In the past few weeks I as apparently are others, have gone back and started reading some of my earlier posts. This is something I haven’t done before and I am really not sure why. I don’t even read the post I have just written, it just comes out and up it goes exactly as is. I do use spell checker thank goodness.
Reading back has been good for me, it shows me how much my mind set has changed, how much I have evolved I guess. I started blogging in Sept/06 and at that time in my mind I was pretty certain I wouldn’t even make it until Christmas. Huh, now here I am 4 years later and still going amybe not going quite as strong but still going. In my mind I now see myself still going for years to come. That change of mindset or of thinking is about as complete a turn around as you can get.
Reading back I can see it slowly taking place. I am a slow learner it seems as it most certainly didn’t happen over night. It was I suppose a process. It was a little unsettling waking up every morning wondering if today was my last, or when going to sleep wondering if I would wake up. Thank goodness I got past that. Today I never have those kind of thoughts. I just live my life as best I can knowing I am in God’s hands and am comfortable with that.
Some of my thinking has changed another part has not. Here is a copy of a post I made back at the beginning, a portion of my Oct 12/06 post:
A man is dying and some friends and family are starting to avoid him. Some it reminded them of their own mortality, but for many it was fear.
Fear of saying the wrong thing. How sad that they would miss spending time with someone special to them out of fear of saying the wrong thing. Doing that and you are depriving both of you of possible quality time, that you will never have again. Now, I can only speak for myself, and here I am yacking to the whole world that I am dying. But, in normal private life that topic will not come up, unless someone asks me a direct question about it. To this question I will reply as directly and honestly as I can. What are you afraid of, afraid you may something to upset me. Afraid you might blurt out something upsetting like “you are dying”, well quess what, I already know that, how upsetting could it be if you tell me something I already know.

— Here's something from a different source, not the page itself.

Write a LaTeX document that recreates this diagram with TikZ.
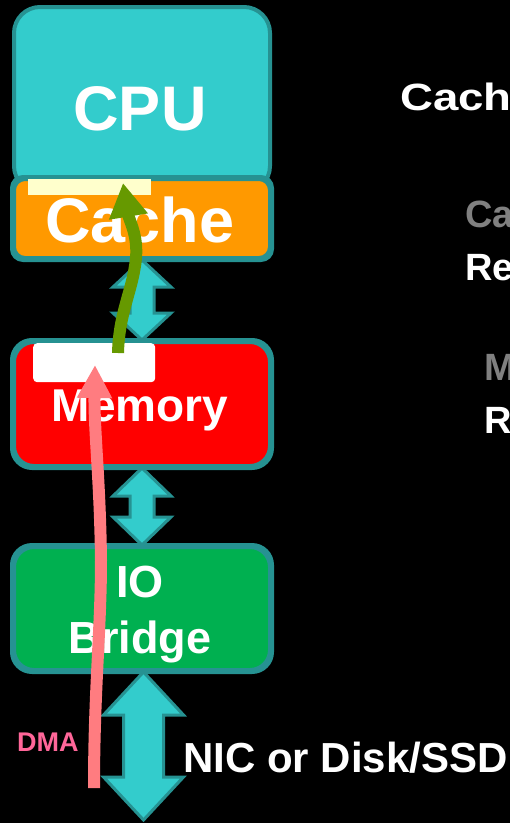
\documentclass[tikz,border=0pt]{standalone}
\usepackage{fontspec}
\setmainfont{Liberation Sans}
\usetikzlibrary{arrows.meta,calc}
\definecolor{tealfill}{HTML}{33CCCC}
\definecolor{tealline}{HTML}{269292}
\definecolor{orangec}{HTML}{FF9900}
\definecolor{redm}{HTML}{FF0000}
\definecolor{greenio}{HTML}{00B050}
\definecolor{creamc}{HTML}{FFFFCC}
\definecolor{olivea}{HTML}{669900}
\definecolor{pinka}{HTML}{FF7C80}
\definecolor{dmac}{HTML}{FF6699}
\definecolor{grayt}{HTML}{808080}
\newcommand\fsz[1]{\fontsize{#1}{#1}\selectfont\bfseries}
\newcommand\dblarr[5]{%
  \draw[dblarrow] let \p1=(#1), \p2=(#2) in
  (\x2,\y1) -- (\x2+#4pt,\y1-#5pt) -- (\x2+#3pt,\y1-#5pt) -- (\x2+#3pt,\y2+#5pt)
  -- (\x2+#4pt,\y2+#5pt) -- (\x2,\y2) -- (\x2-#4pt,\y2+#5pt) -- (\x2-#3pt,\y2+#5pt)
  -- (\x2-#3pt,\y1-#5pt) -- (\x2-#4pt,\y1-#5pt) -- cycle;}
\begin{document}
\begin{tikzpicture}[x=1pt,y=-1pt,
  box/.style={draw=tealline, line width=4pt, minimum width=256pt, inner sep=0pt, anchor=north west},
  slot/.style={draw=none, inner sep=0pt, anchor=north west},
  lbl/.style={text=white, inner sep=0pt, anchor=base},
  side/.style={inner sep=0pt, anchor=base west},
  dblarrow/.style={fill=tealfill, draw=tealline, line width=3pt, line join=miter},
  greenarr/.style={draw=olivea, line width=12pt, -{Triangle[width=37pt,length=34pt]}},
  pinkarr/.style={draw=pinka, line width=12pt, -{Triangle[width=33pt,length=33pt]}}]
\useasboundingbox (0,0) rectangle (510,823);
\fill[black] (0,0) rectangle (510,823);
\clip (0,0) rectangle (510,823);
% boxes
\node[box, fill=tealfill, minimum height=185pt, rounded corners=26pt] (cpu) at (12,5) {};
\node[box, fill=orangec, minimum height=79pt, rounded corners=11pt] (cache) at (12,177) {};
\node[box, fill=redm, minimum height=124pt, rounded corners=20pt] (mem) at (12,340) {};
\node[box, fill=greenio, minimum height=123pt, rounded corners=20pt] (io) at (12,545) {};
\coordinate (devend) at (143.5,820);
% double arrows
\dblarr{cache.south}{mem.north}{12}{29}{27}
\dblarr{mem.south}{io.north}{12}{29}{28}
\dblarr{io.south}{devend}{20}{40}{43}
% redraw outlines over arrow tips
\draw[tealline, line width=4pt, rounded corners=11pt] (cache.north west) rectangle (cache.south east);
\draw[tealline, line width=4pt, rounded corners=20pt] (mem.north west) rectangle (mem.south east);
\draw[tealline, line width=4pt, rounded corners=20pt] (io.north west) rectangle (io.south east);
% slots
\node[slot, fill=creamc, minimum width=123pt, minimum height=16pt] (cacheslot) at (28,179) {};
\node[slot, fill=white, minimum width=122pt, minimum height=39pt, rounded corners=4pt] (memslot) at (33,343) {};
% texts
\node[lbl, font=\fsz{63}] (cputext) at (140,130) {CPU};
\node[lbl, font=\fsz{63}] (cachetext) at (140,242) {Cache};
\node[lbl, font=\fsz{46}] (memtext) at (140,421) {Memory};
\node[lbl, font=\fsz{45}] (iotext) at (140,597) {IO};
\node[lbl, font=\fsz{45}] (bridgetext) at (140,653) {Bridge};
\node[side, text=dmac, font=\fsz{27}] (dma) at (17,751) {DMA};
\node[side, text=white, font=\fsz{42}] (nic) at (183,772) {NIC or Disk/SSD};
\node[side, text=white, font=\fsz{38}] (t1) at (400,110) {\scalebox{1.2}[1]{Cach}};
\node[side, text=grayt, font=\fsz{38}] (t2) at (465,227) {Ca};
\node[side, text=white, font=\fsz{38}] (t3) at (465,280) {Re};
\node[side, text=grayt, font=\fsz{38}] (t4) at (484,380) {M};
\node[side, text=white, font=\fsz{38}] (t5) at (484,433) {R};
% flow arrows
\coordinate (g0) at (118,353);
\coordinate (gm) at (136,258);
\coordinate (g1) at (123,183);
\draw[greenarr] (g0) .. controls (119,312) and (133,290) .. (gm) .. controls (138,235) and (129,220) .. (g1);
\coordinate (p0) at (94,788);
\coordinate (pm) at (101,560);
\coordinate (p1) at (95,365);
\draw[pinkarr] (p0) .. controls (94,690) and (101,630) .. (pm) .. controls (100,480) and (94,430) .. (p1);
\end{tikzpicture}
\end{document}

Don’t be shy, embarassed or hesitant don’t let feelings go unexpressed or words unsaid, you well may regret it later. I may have things I want to say to you, if I do please just listen. I may try to talk of some past event and you may try to brush it off as nothing. Let me have my say, you don’t know, it could be weighing on me, something I need to get out while I have the chance.
Others may just feel uncomfortable just being around a dying person. Suck it up, and at least give it a try. I think you will be surprised at how quickly that uncomfortable feeling will disappear once you begin actually talking.
Talk to me and treat me like any other person. Do not spend the entire visit trying to comfort me. I am no different than anyone else. I am dying but so is everyone, some just faster than others. Really, who is to know with traffic accidents etc. I may live longer than you.
Lets just have an enjoyable comfortable visit.